Mt. Tabor volunteers.

–>Here’s another bit of advice I’d give to someone looking to move to a new city: consider someplace that is not afraid to be silly and where volunteering and activism is as common as the rain.     

My second time through Mt. Tabor Park I hiked with my friend Lori, who was touting a Victorian style knee brace. But Lori is ever the optimist and I am not quite sure what would ever slow her down. During our walk she found something else injured, a lamppost, and we admired people’s futile attempt to save it (more silliness).

The Victorian apparatus Lori wears for her knee.

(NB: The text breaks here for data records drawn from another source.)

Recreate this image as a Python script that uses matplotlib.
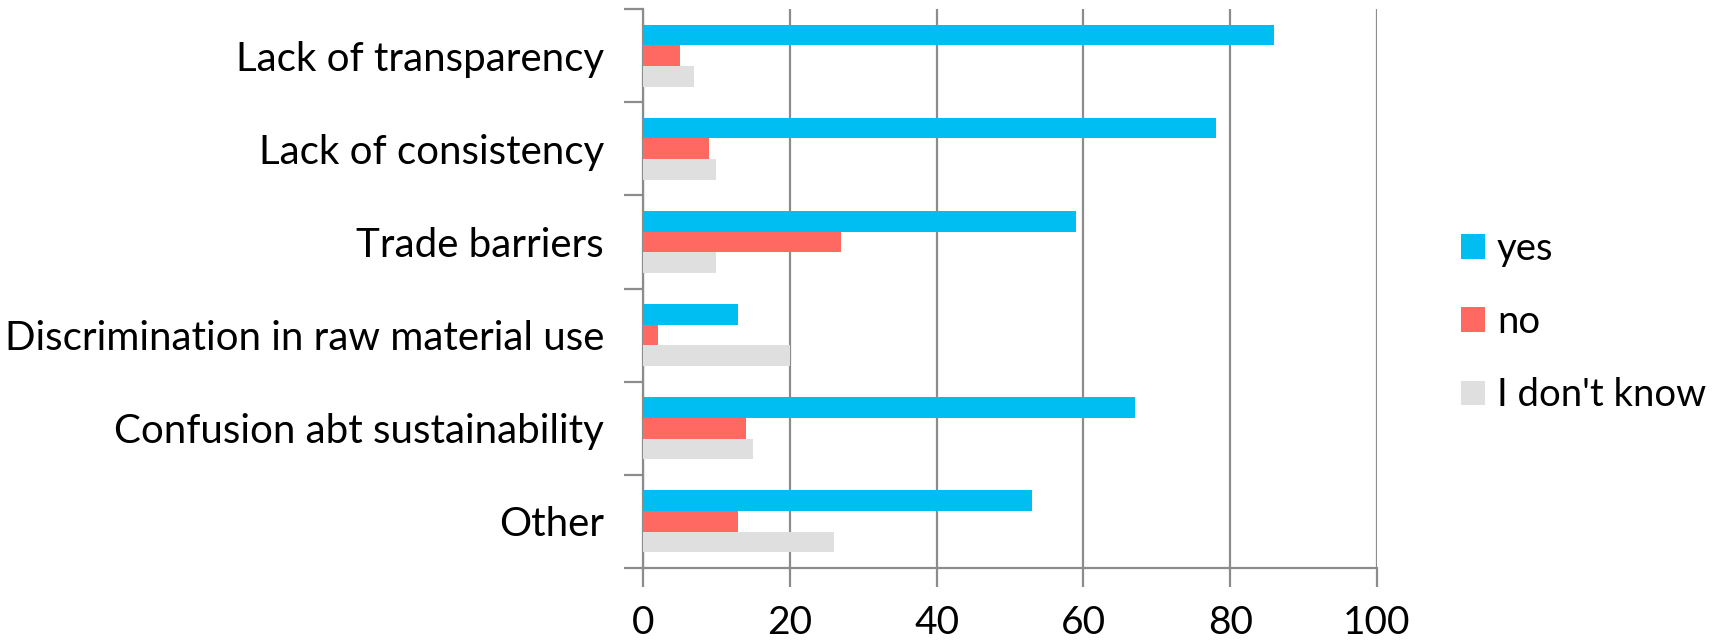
import numpy as np
import matplotlib
matplotlib.use("Agg")
import matplotlib.pyplot as plt

plt.rcParams['font.family'] = ['Lato', 'DejaVu Sans']

# data
categories = ['Lack of transparency', 'Lack of consistency', 'Trade barriers',
              'Discrimination in raw material use', 'Confusion abt sustainability', 'Other']
yes = [86, 78, 59, 13, 67, 53]
no = [5, 9, 27, 2, 14, 13]
dont_know = [7, 10, 10, 20, 15, 26]
series_names = ['yes', 'no', "I don't know"]
colors = ['#00BEF2', '#FF6962', '#DFDFDF']
x_ticks = [0, 20, 40, 60, 80, 100]

fig = plt.figure(figsize=(17.29, 6.42), dpi=100)
ax = fig.add_axes([643/1729, 1 - 568/642, (1377 - 643)/1729, (568 - 9)/642])

pos = np.arange(len(categories))
h = 0.222
for k, (vals, name, c) in enumerate(zip([yes, no, dont_know], series_names, colors)):
    ax.barh(pos + (k - 1) * h, vals, height=h, color=c, label=name, zorder=3)

ax.set_xlim(0, 100)
ax.set_ylim(len(categories) - 0.5, -0.5)
ax.set_xticks(x_ticks)
ax.xaxis.grid(True, color='#8C8C8C', linewidth=1.6, zorder=0)

# category boundaries as ticks, labels in the middle
ax.set_yticks(np.arange(len(categories) + 1) - 0.5)
ax.set_yticklabels([])
ax.set_yticks(pos, minor=True)
ax.set_yticklabels(categories, minor=True, fontsize=29)
ax.tick_params(axis='y', which='minor', length=0, pad=28)
ax.tick_params(axis='y', which='major', length=14, width=1.6, color='#8C8C8C')
ax.tick_params(axis='x', length=14, width=1.6, color='#8C8C8C', labelsize=28, pad=13)

for s in ['top', 'right']:
    ax.spines[s].set_visible(False)
for s in ['left', 'bottom']:
    ax.spines[s].set_color('#8C8C8C')
    ax.spines[s].set_linewidth(1.6)

ax.legend(loc='center left', bbox_to_anchor=(1461/1729, 320/642), bbox_transform=fig.transFigure,
          frameon=False, fontsize=27.5, handlelength=0.62, handleheight=0.62,
          handletextpad=0.32, labelspacing=0.98, borderaxespad=0, borderpad=0)

fig.savefig('out.png', dpi=100)
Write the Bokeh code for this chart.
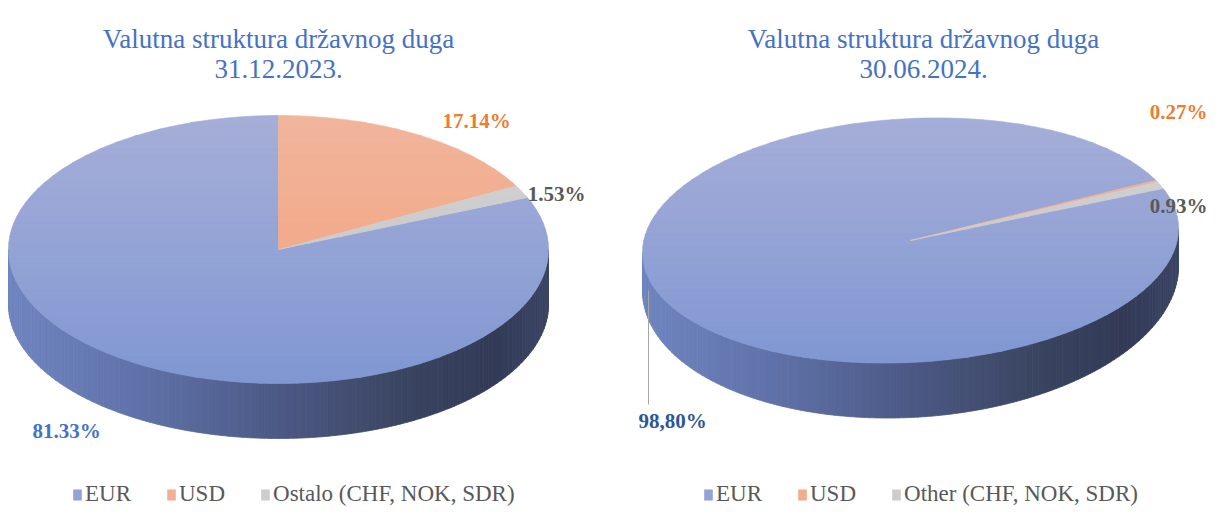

I am learning something about feet-to-ground (hiking/walking) and hands to ground (yoga) that sparks my mind and memory. But I don’t have much more to say than that right now, I’m still figuring it out, & maybe there is nothing more to it than just that. I can say that Lori and I talked for 4.5 miles and 28 stories (iphone app) as we randomly moved from trail to trial. It was a stunning fall day enhanced by the surrounding nature, a vibrant friendship, and perfectly framed city views.

Injury empathy.

Urban hiking involves sharing the road a little more than hiking in the forest or on remote spits of sand. There are children, hordes of volunteers, and cyclists all of whom can step into and out of your path from moment to moment. But rather than this feeling like a nuisance, it really is a glorious mashup of nature, fellow citizens, and the city that surrounds it.